What is expected:
State how many lines in the records hold the word "code", giving the number and no other text.

Data rows:
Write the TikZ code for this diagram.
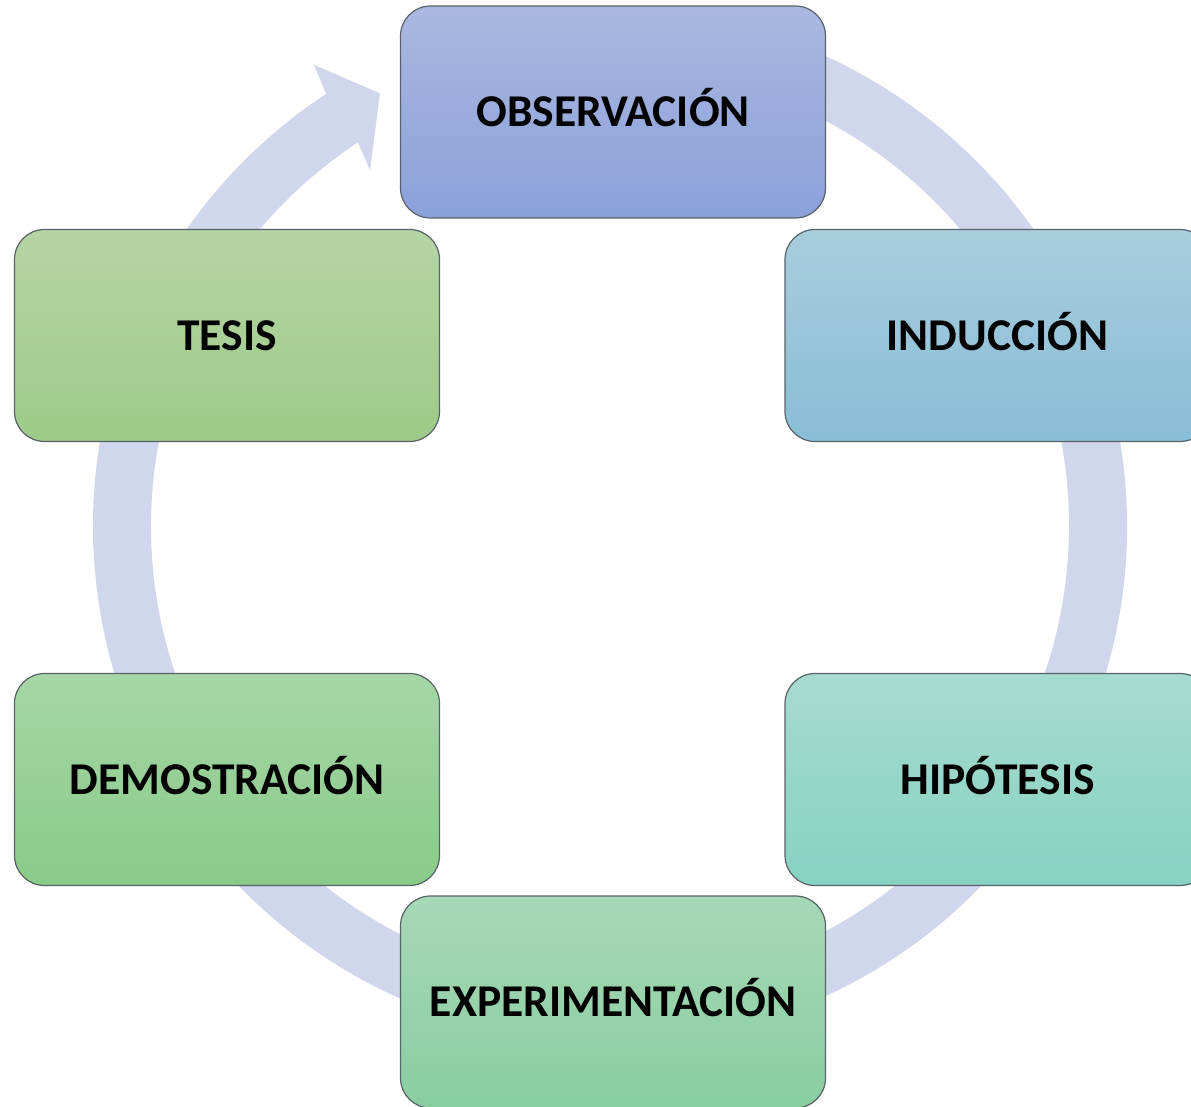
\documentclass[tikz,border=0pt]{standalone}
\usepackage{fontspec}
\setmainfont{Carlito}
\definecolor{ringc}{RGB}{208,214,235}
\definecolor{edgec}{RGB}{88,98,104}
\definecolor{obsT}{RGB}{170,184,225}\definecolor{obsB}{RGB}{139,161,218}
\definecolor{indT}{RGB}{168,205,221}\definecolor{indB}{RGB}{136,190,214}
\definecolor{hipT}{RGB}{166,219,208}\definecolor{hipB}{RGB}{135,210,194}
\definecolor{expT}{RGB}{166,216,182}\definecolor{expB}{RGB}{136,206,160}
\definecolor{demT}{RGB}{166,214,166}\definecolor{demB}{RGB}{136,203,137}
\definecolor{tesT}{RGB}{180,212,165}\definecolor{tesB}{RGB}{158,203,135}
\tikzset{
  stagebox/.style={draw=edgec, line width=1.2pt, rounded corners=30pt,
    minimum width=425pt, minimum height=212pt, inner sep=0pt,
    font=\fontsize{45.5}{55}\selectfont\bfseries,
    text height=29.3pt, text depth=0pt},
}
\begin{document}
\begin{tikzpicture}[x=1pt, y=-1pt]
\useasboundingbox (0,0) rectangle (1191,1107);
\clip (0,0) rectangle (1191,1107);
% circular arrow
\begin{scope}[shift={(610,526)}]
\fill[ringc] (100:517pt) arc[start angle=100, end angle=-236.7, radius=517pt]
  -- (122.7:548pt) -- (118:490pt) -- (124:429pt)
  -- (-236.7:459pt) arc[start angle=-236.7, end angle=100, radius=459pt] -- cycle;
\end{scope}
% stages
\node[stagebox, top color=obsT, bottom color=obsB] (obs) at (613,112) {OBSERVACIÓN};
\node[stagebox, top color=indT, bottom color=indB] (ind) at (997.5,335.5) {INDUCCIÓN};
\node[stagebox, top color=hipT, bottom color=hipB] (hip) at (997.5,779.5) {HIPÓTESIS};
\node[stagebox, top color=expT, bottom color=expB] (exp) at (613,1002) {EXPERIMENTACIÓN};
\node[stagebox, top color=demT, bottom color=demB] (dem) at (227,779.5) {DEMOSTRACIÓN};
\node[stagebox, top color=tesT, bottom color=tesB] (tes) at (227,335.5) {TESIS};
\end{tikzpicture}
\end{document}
...
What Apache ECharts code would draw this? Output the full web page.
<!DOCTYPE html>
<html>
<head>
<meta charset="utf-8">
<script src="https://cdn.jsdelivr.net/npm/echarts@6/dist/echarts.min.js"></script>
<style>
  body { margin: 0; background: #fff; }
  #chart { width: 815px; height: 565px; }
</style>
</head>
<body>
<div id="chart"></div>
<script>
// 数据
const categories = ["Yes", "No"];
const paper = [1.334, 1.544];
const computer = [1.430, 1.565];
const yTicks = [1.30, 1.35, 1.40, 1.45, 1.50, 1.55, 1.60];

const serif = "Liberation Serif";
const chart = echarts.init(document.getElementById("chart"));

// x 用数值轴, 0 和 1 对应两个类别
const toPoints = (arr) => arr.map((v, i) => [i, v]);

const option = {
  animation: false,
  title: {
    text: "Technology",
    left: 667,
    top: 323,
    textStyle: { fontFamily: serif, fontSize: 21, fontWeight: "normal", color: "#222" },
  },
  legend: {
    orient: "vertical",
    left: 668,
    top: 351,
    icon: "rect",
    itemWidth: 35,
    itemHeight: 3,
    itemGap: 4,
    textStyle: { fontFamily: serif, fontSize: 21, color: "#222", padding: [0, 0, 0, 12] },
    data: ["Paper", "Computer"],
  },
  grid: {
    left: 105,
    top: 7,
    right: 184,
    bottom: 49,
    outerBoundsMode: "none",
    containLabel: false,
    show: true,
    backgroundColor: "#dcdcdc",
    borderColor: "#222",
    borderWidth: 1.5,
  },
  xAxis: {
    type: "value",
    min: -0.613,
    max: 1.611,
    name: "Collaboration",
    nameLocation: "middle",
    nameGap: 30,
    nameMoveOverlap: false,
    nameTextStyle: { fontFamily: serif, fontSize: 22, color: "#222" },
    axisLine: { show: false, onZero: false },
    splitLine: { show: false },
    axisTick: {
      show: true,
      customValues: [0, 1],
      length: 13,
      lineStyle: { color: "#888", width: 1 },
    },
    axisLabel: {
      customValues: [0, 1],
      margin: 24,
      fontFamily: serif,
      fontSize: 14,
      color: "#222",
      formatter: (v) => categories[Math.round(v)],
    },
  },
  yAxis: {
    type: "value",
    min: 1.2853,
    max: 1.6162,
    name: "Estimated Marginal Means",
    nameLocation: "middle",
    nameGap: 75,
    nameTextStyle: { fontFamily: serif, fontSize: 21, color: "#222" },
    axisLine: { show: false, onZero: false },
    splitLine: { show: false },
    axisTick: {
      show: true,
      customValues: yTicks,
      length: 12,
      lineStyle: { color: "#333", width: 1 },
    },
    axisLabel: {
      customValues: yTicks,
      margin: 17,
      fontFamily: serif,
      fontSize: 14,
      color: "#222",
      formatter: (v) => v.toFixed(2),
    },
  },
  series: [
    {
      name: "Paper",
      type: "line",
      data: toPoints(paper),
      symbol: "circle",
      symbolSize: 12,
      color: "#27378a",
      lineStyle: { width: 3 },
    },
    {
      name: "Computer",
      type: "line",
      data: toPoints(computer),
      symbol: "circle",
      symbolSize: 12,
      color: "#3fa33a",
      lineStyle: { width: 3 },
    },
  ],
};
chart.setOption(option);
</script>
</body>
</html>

Answer for this exercise:
2